The derivative checker uses finite-differences to compare with the user-provided derivatives and as such the quality of the approximation depends on the finite-difference step used (see option 'Finite difference step').

The option 'Derivative test tol' is involved in defining the relative tolerance to decide if the user-supplied derivative is correct. A smaller value implies a more stringent test.

Under certain circumstances the checker may signal false-positives. Tweaking the options 'Finite difference step' and 'Derivative test tol' can help prevent this.
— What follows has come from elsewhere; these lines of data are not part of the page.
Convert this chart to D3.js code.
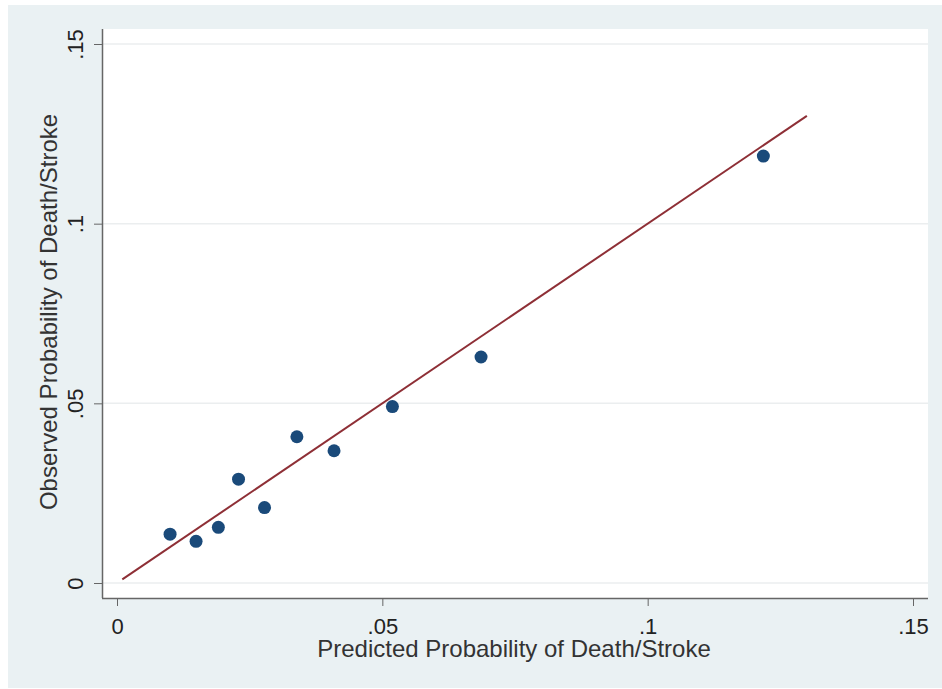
<!DOCTYPE html>
<html>
<head>
<meta charset="utf-8">
<script src="https://cdn.jsdelivr.net/npm/d3@7"></script>
<style>
  html, body { margin: 0; padding: 0; background: #fff; }
  svg { display: block; font-family: "Liberation Sans", Arial, sans-serif; }
</style>
</head>
<body>
<svg id="chart" width="942" height="689"></svg>
<script>
// calibration points (predicted vs observed)
const predicted = [0.0100, 0.0149, 0.0191, 0.0229, 0.0278, 0.0339, 0.0409, 0.0519, 0.0686, 0.1218];
const observed  = [0.0136, 0.0116, 0.0155, 0.0289, 0.0210, 0.0407, 0.0368, 0.0491, 0.0629, 0.1188];
// reference line y = x
const lineX = [0.001, 0.13];
const ticks = [0, 0.05, 0.1, 0.15];
const tickLabels = ["0", ".05", ".1", ".15"];

const svg = d3.select("#chart");

// outer graph region
svg.append("rect")
  .attr("x", 8).attr("y", 5)
  .attr("width", 934).attr("height", 683)
  .attr("fill", "#eaf1f3");

// plot region
const plot = { left: 102, top: 29, right: 928, bottom: 598 };
svg.append("rect")
  .attr("x", plot.left).attr("y", plot.top)
  .attr("width", plot.right - plot.left).attr("height", plot.bottom - plot.top)
  .attr("fill", "#fff");

const x = d3.scaleLinear().domain([0, 0.15]).range([117, 913]);
const y = d3.scaleLinear().domain([0, 0.15]).range([583, 44]);

// gridlines
svg.append("g")
  .selectAll("line")
  .data(ticks)
  .join("line")
  .attr("x1", plot.left + 1).attr("x2", plot.right)
  .attr("y1", (d) => y(d)).attr("y2", (d) => y(d))
  .attr("stroke", "#ebeeef")
  .attr("stroke-width", 1.5);

// y axis
const yAxis = svg.append("g")
  .attr("transform", `translate(${plot.left},0)`)
  .call(d3.axisLeft(y).tickValues(ticks).tickSize(8).tickFormat((d, i) => tickLabels[i]));
yAxis.select(".domain").attr("d", `M0.5,${plot.top}V${plot.bottom}`);
yAxis.selectAll("line").attr("stroke", "#666");
yAxis.select(".domain").attr("stroke", "#666").attr("stroke-width", 1.5);
yAxis.selectAll("text")
  .attr("x", null).attr("dy", null)
  .attr("transform", "translate(-19,0) rotate(-90)")
  .attr("text-anchor", "middle")
  .attr("font-size", 22)
  .attr("fill", "#222");

// x axis
const xAxis = svg.append("g")
  .attr("transform", `translate(0,${plot.bottom})`)
  .call(d3.axisBottom(x).tickValues(ticks).tickSize(8).tickFormat((d, i) => tickLabels[i]));
xAxis.select(".domain").attr("d", `M${plot.left},0.5H${plot.right}`);
xAxis.selectAll("line").attr("stroke", "#666");
xAxis.select(".domain").attr("stroke", "#666").attr("stroke-width", 1.5);
xAxis.selectAll("text")
  .attr("y", 36).attr("dy", null)
  .attr("font-size", 22)
  .attr("fill", "#222");

// axis titles
svg.append("text")
  .attr("x", 514).attr("y", 657)
  .attr("text-anchor", "middle")
  .attr("font-size", 24)
  .attr("fill", "#333")
  .text("Predicted Probability of Death/Stroke");

svg.append("text")
  .attr("transform", "translate(57,312) rotate(-90)")
  .attr("text-anchor", "middle")
  .attr("font-size", 24)
  .attr("fill", "#333")
  .text("Observed Probability of Death/Stroke");

// y = x line
svg.append("line")
  .attr("x1", x(lineX[0])).attr("y1", y(lineX[0]))
  .attr("x2", x(lineX[1])).attr("y2", y(lineX[1]))
  .attr("stroke", "#8e2f36")
  .attr("stroke-width", 2);

// points
svg.append("g")
  .selectAll("circle")
  .data(predicted.map((p, i) => [p, observed[i]]))
  .join("circle")
  .attr("cx", (d) => x(d[0]))
  .attr("cy", (d) => y(d[1]))
  .attr("r", 6.5)
  .attr("fill", "#1a4a7a");
</script>
</body>
</html>
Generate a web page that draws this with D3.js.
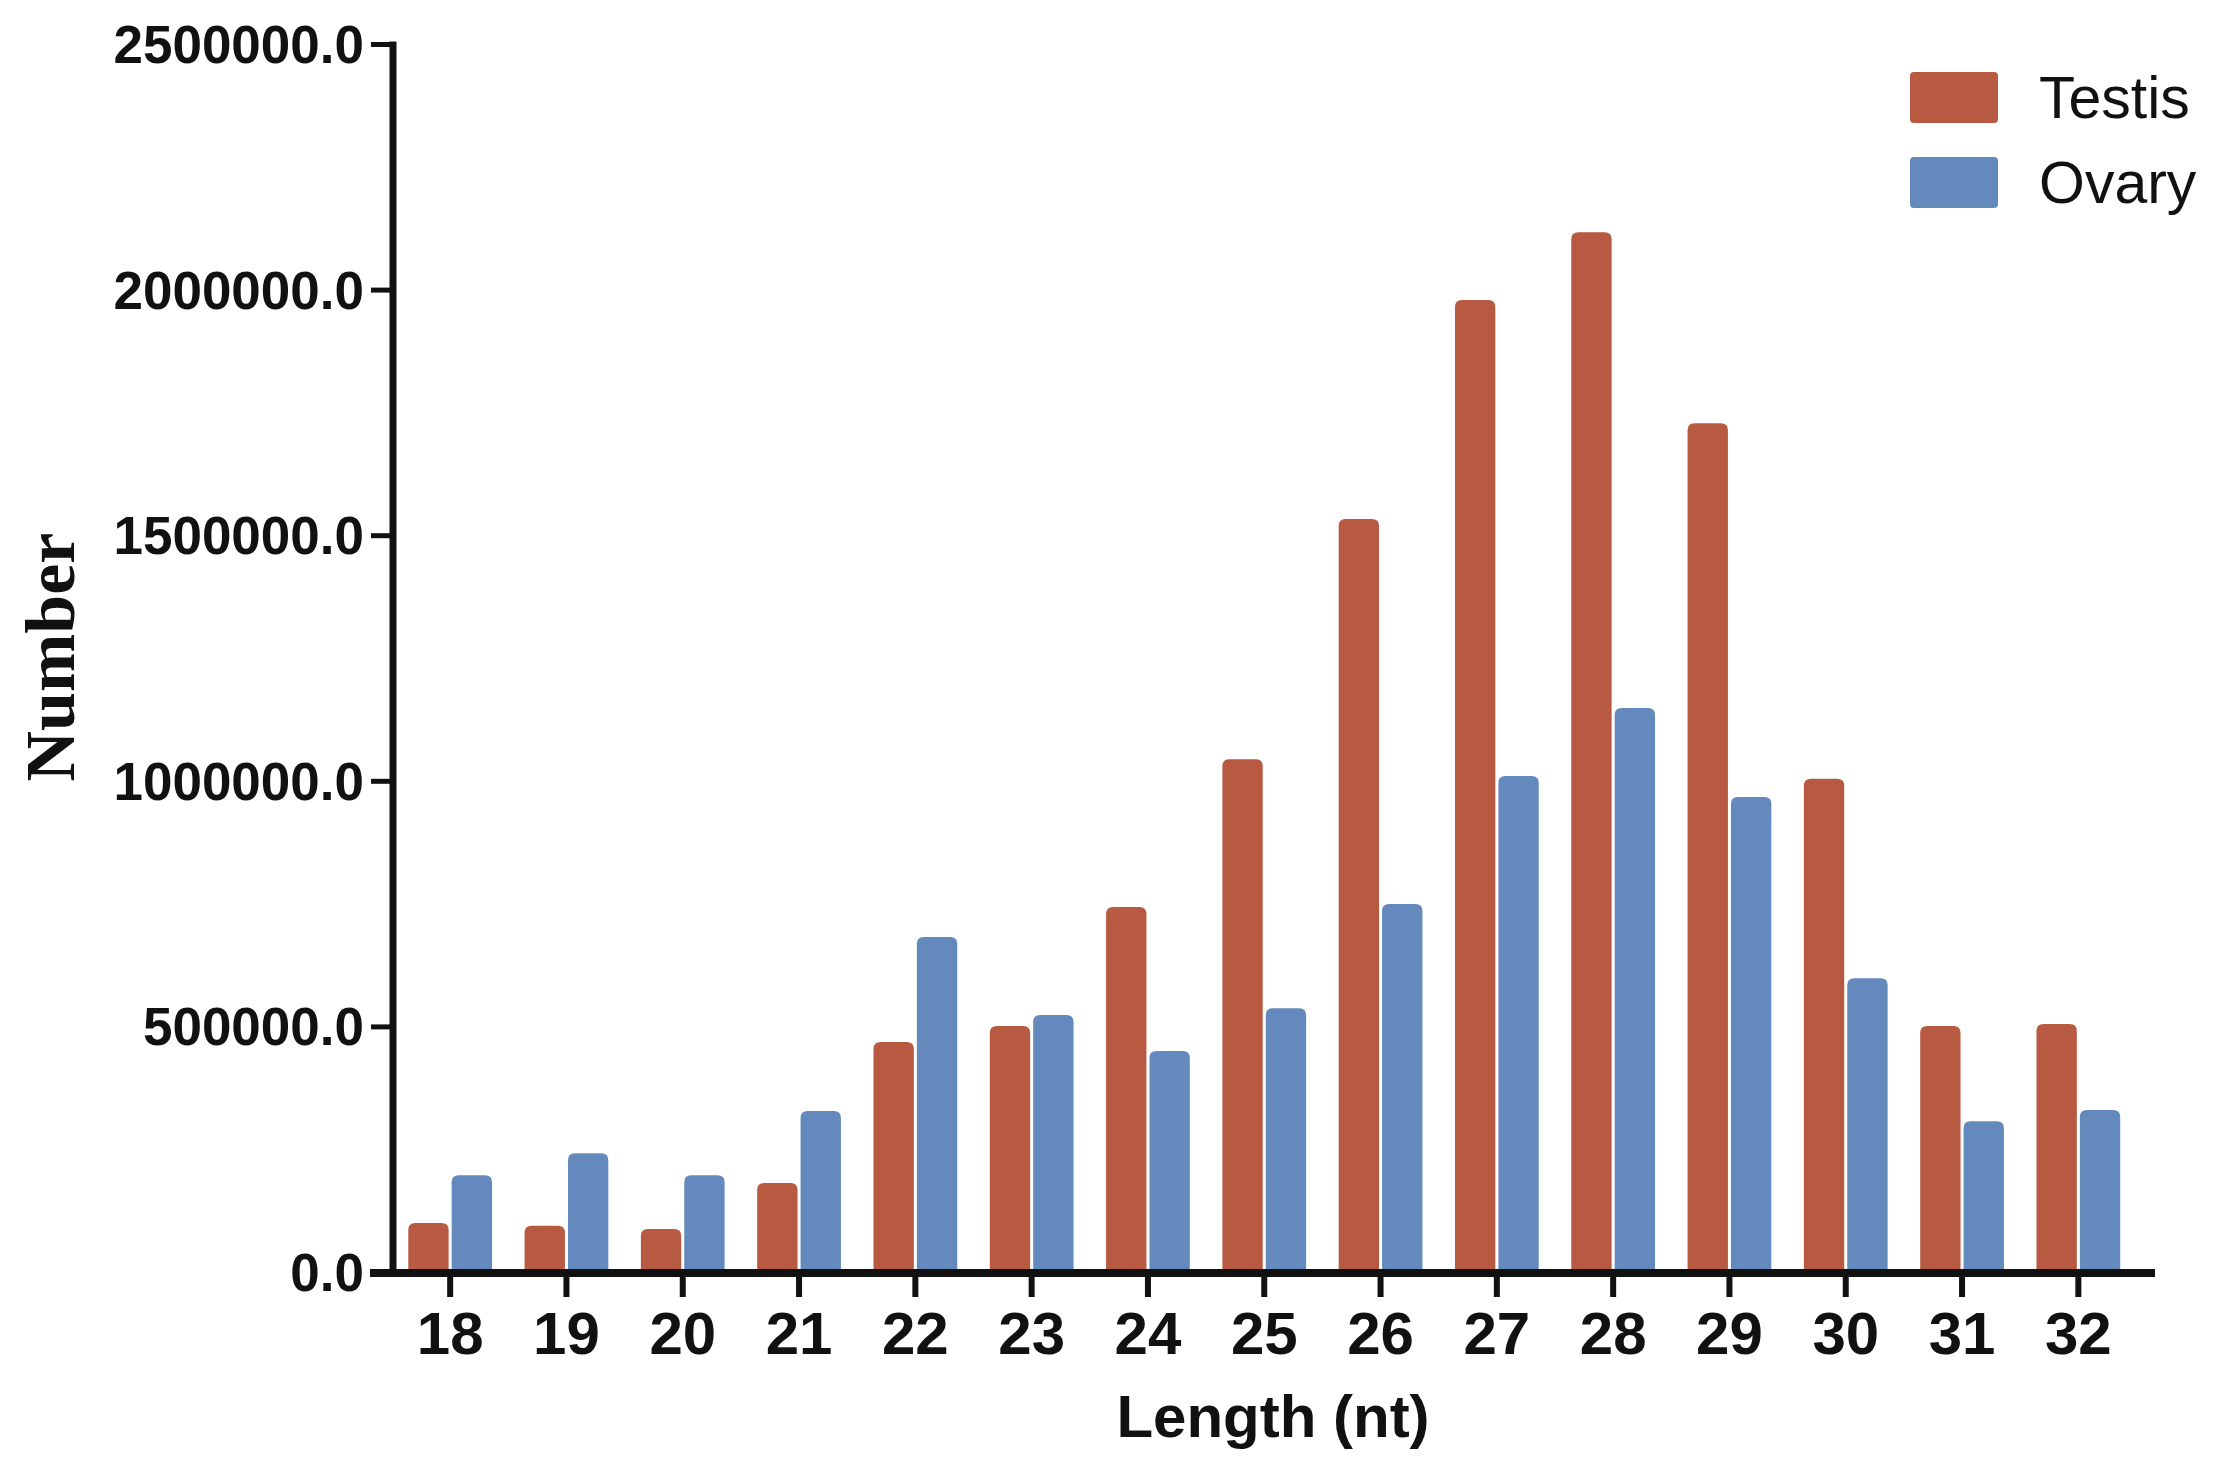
<!DOCTYPE html>
<html>
<head>
<meta charset="utf-8">
<script src="https://cdn.jsdelivr.net/npm/d3@7"></script>
<style>
  html, body { margin: 0; padding: 0; background: #ffffff; }
  svg { display: block; }
</style>
</head>
<body>
<svg id="chart" width="2221" height="1473"></svg>
<script>
// ---- data ----
const lengths = [18, 19, 20, 21, 22, 23, 24, 25, 26, 27, 28, 29, 30, 31, 32];
const testis = [100000, 94000, 87500, 181000, 468000, 501000, 743000, 1044000, 1533000, 1979000, 2117000, 1728000, 1004000, 501000, 505000];
const ovary  = [197000, 242000, 197000, 328000, 682000, 523000, 450000, 537000, 749000, 1010000, 1148000, 967000, 598000, 307000, 330000];
const seriesNames = ["Testis", "Ovary"];
const seriesColors = ["#B85A42", "#6389BD"];
const yTicks = [0, 500000, 1000000, 1500000, 2000000, 2500000];

const svg = d3.select("#chart");
const sans = "Arial, 'Liberation Sans', Helvetica, sans-serif";

const x0 = d3.scaleBand().domain(lengths).range([392, 2136.5]).paddingInner(0.28).paddingOuter(0.14);
const x1 = d3.scaleBand().domain(seriesNames).range([0, x0.bandwidth()]).paddingInner(0.07);
const y = d3.scaleLinear().domain([0, 2500000]).range([1272, 44]);
const color = d3.scaleOrdinal().domain(seriesNames).range(seriesColors);

const rows = lengths.map((L, i) => ({ L, vals: [
  { name: "Testis", v: testis[i] },
  { name: "Ovary", v: ovary[i] }
]}));

function barPath(x, yTop, w, yBot, r) {
  r = Math.min(r, (yBot - yTop), w / 2);
  return `M${x},${yBot}V${yTop + r}Q${x},${yTop} ${x + r},${yTop}H${x + w - r}Q${x + w},${yTop} ${x + w},${yTop + r}V${yBot}Z`;
}

// bars
const groups = svg.append("g").selectAll("g").data(rows).join("g")
  .attr("transform", d => `translate(${x0(d.L)},0)`);
groups.selectAll("path").data(d => d.vals).join("path")
  .attr("d", d => barPath(x1(d.name), y(d.v), x1.bandwidth(), y(0), 7))
  .attr("fill", d => color(d.name));

// y axis
const yAxis = svg.append("g").attr("transform", "translate(393,0)")
  .call(d3.axisLeft(y).tickValues(yTicks).tickSize(22).tickSizeOuter(0).tickPadding(8)
    .tickFormat(d => d.toFixed(1)));
yAxis.select(".domain").remove();
yAxis.selectAll(".tick line").attr("stroke", "#111").attr("stroke-width", 5);
yAxis.selectAll(".tick text").attr("font-family", sans).attr("font-weight", "bold")
  .attr("font-size", 53).attr("fill", "#111").attr("x", -29).attr("dy", "0.35em");
svg.append("line").attr("x1", 393).attr("x2", 393).attr("y1", y(2500000) - 2.5).attr("y2", 1273)
  .attr("stroke", "#111").attr("stroke-width", 7);

// x axis
const xAxis = svg.append("g").attr("transform", "translate(0,1273)")
  .call(d3.axisBottom(x0).tickSize(24).tickSizeOuter(0));
xAxis.select(".domain").remove();
xAxis.selectAll(".tick line").attr("stroke", "#111").attr("stroke-width", 6);
xAxis.selectAll(".tick text").attr("font-family", sans).attr("font-weight", "bold")
  .attr("font-size", 60).attr("fill", "#111").attr("y", 81).attr("dy", 0);
svg.append("line").attr("x1", 370).attr("x2", 2155).attr("y1", 1273).attr("y2", 1273)
  .attr("stroke", "#111").attr("stroke-width", 8);

// axis titles
svg.append("text").attr("x", 1273).attr("y", 1437).attr("text-anchor", "middle")
  .attr("font-family", sans).attr("font-weight", "bold").attr("font-size", 60).attr("fill", "#111")
  .text("Length (nt)");
svg.append("text").attr("transform", "translate(74,657) rotate(-90)").attr("text-anchor", "middle")
  .attr("font-family", "'Times New Roman', 'Liberation Serif', serif").attr("font-weight", "bold")
  .attr("font-size", 70).attr("fill", "#111").text("Number");

// legend
const legend = svg.append("g").selectAll("g").data(seriesNames).join("g")
  .attr("transform", (d, i) => `translate(1910,${72 + i * 85})`);
legend.append("rect").attr("width", 88).attr("height", 51).attr("rx", 4)
  .attr("fill", d => color(d));
legend.append("text").attr("x", 129).attr("y", 46)
  .attr("font-family", sans).attr("font-size", 59).attr("fill", "#111").text(d => d);
</script>
</body>
</html>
It is highly recommended that during the writing or development of the derivative call-back, you set the option 'Check derivatives' to 'yes'. After validating the residual Jacobian matrix, and to avoid performance impact, the option can then be reset to 'no'.

Residual weights

Under certain circumstances it is known that some residuals are more reliable than others. In such cases it is desirable to give more importance to these. This is done by defining the weighting matrix, \(W\), using da_nlls_define_weights. Note that \(W\) is a diagonal matrix with positive elements. These elements should correspond to the inverse of the variance of each residual.

Constraining the model

Some models aim to explain real-life phenomena where some coefficients may not make physical sense if they take certain invalid values, e.g. coefficient \(x_j\) representing a distance may not take negative values. For these cases, parameter optimization needs to be constrained to valid values. In the previous distance example, the coefficient would be bound constrained to the non-negative real half-space: \(0 \le x_j\). These constraints are added to the model using da_nlls_define_bounds.

Adding regularization

Nonlinear models can have multiple local-minima that are undesirable, provide a biased solution or even show signs of overfitting. A practical way to tackle these scenarios is to introduce regularization. Typically quadratic or cubic regularization (i.e., \(p=2, 3\)) yield best results. Note that \(\sigma\) and \(p\) are hyperparameters and are not optimized by this model, so they have to be provided by the caller. \(\sigma\) provides a transition between an unregularized local solution (\(\sigma=0\)) and the zero-coefficient vector (\(\sigma \gg 0\)). Striking the correct balance may require trial and error or a good understanding of the underlying model. Regularization is added by using the optional parameters Regularization term (\(\sigma\)) and Regularization power (\(p\)), see Nonlinear least-squares options.

Training the model

Once the model has been set up, the iterative training process is performed by calling the optimizer da_nlls_fit.